The fact that he’ll take money from some GOP donors and support from Scott McKnight doesn’t change the fact that if Ted James were to be elected mayor of Baton Rouge he’d likely be even worse than Broome is.
And worse, and this is a big deal, were James to be elected you might be saddled with him for the next 12 years, whereas Broome would be termed out in the next four years.
Let’s understand that as a city declines, you get an inevitable outmigration of professionals and middle-class families to the suburban jurisdictions. They call that White Flight, but the reality of it is that it’s middle-class flight. For example, the populations of Livingston and Ascension Parishes have skyrocketed in the past couple of decades, but what nobody pays attention to is that both parishes haveĀ a higher share of minority residents now than before they started growing so rapidly.
The black middle class is every bit as “flighty” as the white middle class is, and for all the same reasons.
We talk about weaponized governmental failure (WGF) here at The Hayride all the time, and a dozen years of Ted James as the mayor will be the WGF dagger in the heart of this community. Defined as the intentional failure to do the basics of governance for the purposes of running off those voters who might opt for a Republican alternative to urban socialist governance, we’ve seen an acceleration of WGF in this town.
But the demographics of Baton Rouge are much more akin to those of Shreveport, Lake Charles and Monroe, all of which have Republican mayors (Friday Ellis in Monroe lists himself as an independent, but he’s a Republican), than, say, New Orleans. It’s still possible to elect a Republican mayor here, though after 12 years of James as mayor it won’t be.
Edwards happens to be a Republican who can win. Maybe more than McKnight would have been.
Edwards is a high school football coach who has spent this whole century coaching north of Florida Boulevard. He was at Redemptorist for seven years, then Central for 17, and now he’s at Istrouma. During that time he’s touched the lives of thousands of black families in a positive way. He’s more like a saint than a politician; you can’t say of Sid Edwards that he’s some white Republican who doesn’t care about black people. That’s demonstrably not true as it might be argued about the various politicians in South Baton Rouge.

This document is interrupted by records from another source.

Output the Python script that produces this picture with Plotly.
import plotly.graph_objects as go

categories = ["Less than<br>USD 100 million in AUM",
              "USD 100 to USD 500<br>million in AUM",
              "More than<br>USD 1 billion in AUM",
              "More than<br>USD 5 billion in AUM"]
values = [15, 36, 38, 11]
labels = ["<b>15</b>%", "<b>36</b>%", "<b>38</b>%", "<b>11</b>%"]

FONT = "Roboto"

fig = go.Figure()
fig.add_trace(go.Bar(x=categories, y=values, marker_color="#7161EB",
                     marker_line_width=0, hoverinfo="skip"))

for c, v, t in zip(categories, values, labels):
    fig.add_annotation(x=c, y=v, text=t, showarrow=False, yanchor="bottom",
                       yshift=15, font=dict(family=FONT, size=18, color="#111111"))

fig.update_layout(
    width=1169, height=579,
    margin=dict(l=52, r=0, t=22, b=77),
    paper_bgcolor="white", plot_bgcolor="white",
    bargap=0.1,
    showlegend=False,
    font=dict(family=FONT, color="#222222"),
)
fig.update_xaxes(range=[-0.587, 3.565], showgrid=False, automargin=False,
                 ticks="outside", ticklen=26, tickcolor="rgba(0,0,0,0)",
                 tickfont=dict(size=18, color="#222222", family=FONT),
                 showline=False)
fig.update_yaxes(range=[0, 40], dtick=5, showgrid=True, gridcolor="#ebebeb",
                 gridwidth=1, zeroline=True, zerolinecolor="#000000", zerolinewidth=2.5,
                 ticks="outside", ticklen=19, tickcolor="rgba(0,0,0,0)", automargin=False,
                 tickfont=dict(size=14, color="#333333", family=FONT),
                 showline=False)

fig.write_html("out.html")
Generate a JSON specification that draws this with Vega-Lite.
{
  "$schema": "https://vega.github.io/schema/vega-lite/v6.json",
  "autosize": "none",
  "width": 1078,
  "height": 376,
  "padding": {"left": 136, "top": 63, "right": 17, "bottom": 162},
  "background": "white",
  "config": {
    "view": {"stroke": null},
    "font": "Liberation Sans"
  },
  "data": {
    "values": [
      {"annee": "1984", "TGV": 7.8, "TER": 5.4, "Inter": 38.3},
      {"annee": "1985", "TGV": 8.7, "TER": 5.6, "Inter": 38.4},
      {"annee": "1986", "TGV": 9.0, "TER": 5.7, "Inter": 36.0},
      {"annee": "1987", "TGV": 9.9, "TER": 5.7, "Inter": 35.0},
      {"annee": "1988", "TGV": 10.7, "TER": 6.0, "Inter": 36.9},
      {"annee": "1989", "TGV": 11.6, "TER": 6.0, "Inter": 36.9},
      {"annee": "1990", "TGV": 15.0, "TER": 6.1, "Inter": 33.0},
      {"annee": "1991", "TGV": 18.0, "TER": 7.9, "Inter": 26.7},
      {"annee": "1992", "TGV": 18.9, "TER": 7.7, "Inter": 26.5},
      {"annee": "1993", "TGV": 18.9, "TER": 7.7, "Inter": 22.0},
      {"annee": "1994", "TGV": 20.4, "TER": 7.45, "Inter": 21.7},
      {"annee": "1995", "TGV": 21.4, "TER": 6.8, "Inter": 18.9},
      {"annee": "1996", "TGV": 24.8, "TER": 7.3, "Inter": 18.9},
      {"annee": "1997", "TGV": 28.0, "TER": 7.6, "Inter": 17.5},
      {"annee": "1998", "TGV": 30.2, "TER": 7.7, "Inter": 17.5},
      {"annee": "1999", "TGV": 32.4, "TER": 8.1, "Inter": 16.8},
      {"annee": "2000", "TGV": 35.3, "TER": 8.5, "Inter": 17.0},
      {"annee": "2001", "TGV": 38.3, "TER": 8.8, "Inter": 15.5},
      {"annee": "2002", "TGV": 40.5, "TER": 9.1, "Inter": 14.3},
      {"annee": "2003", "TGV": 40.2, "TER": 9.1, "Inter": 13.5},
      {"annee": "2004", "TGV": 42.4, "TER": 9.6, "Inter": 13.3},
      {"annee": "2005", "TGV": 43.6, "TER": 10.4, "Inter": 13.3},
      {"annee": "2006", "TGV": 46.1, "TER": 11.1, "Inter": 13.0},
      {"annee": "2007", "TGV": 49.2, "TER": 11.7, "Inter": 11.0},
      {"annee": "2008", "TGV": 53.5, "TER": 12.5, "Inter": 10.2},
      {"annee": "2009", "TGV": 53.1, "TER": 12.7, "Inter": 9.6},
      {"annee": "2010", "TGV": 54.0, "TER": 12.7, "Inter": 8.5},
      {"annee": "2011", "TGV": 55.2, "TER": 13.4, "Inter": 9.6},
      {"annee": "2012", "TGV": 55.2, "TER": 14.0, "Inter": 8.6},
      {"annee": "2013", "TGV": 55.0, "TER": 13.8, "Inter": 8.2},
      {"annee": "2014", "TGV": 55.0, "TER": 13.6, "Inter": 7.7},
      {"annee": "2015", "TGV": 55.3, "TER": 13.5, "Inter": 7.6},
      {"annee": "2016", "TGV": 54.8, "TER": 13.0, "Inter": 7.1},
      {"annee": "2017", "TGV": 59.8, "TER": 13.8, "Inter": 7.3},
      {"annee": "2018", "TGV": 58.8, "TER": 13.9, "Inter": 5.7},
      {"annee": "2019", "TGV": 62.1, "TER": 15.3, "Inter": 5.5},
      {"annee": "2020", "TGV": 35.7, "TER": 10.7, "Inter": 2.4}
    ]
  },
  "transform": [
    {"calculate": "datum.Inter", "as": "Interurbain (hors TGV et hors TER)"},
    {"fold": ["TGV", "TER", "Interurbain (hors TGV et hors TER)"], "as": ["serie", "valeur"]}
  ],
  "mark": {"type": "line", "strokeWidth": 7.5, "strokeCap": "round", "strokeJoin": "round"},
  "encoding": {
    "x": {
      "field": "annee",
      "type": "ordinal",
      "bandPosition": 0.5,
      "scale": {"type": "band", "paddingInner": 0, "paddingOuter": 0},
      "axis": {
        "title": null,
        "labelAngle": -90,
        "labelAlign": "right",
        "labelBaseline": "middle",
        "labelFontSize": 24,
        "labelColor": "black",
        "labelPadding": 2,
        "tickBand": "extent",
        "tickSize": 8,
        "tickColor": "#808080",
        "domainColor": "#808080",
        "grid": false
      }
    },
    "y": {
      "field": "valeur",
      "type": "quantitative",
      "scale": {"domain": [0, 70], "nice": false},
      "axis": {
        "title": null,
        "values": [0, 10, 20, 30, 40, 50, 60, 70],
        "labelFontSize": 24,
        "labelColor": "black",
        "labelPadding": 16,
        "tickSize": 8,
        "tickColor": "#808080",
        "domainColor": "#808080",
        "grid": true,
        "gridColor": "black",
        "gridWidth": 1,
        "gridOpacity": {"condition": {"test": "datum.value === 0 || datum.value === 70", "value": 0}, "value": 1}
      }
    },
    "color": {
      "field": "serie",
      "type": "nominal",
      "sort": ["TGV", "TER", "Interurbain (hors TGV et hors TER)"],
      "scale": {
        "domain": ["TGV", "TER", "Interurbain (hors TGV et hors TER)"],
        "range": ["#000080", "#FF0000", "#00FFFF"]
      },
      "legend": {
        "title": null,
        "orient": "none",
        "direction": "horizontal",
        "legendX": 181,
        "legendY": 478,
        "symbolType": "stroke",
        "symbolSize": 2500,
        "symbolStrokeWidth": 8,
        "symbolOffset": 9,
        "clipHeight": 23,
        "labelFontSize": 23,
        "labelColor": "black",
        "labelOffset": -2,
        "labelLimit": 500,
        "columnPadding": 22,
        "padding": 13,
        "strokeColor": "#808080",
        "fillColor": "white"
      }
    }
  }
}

But more than that, Sid Edwards is already at 23, and the vast majority of those 22 percent of the undecideds in the JMC poll are Republican voters.
Four years ago, Republican candidates (there were three: Jordan Piazza, Matt Watson and Steve Carter) pulled 43 percent of the vote in the primary against Broome. Carter in the runoff couldn’t get any more than that, for a number of reasons, but chiefly because he had no means of generating any black vote.
Also because Broome wasn’t anywhere near as unpopular as she is now. She’s ripe to be beaten much more so than she was four years ago. That’s why James wanted to run against her in the first place.
But he can’t take enough of Broome’s vote away to knock her out of the runoff, and Republican voters appear to be more interested in voting for one of their own than surrendering to a left-wing Democrat like McKnight has done with James.
So Sid Edwards is likely going to put some distance between himself and James in the next poll, and it’s going to be Edwards in the runoff with Broome with a real opportunity to flip Baton Rouge’s mayoral seat Republican in December.
This is a real possibility. And a real opportunity for dramatic, dynamic change here which could make this a very different place.
There is no reason to surrender to Ted James in an effort to get rid of Broome. James is likely to be worse than Broome, and for longer. Now that there is a better alternative it’s simply foolish to continue supporting him.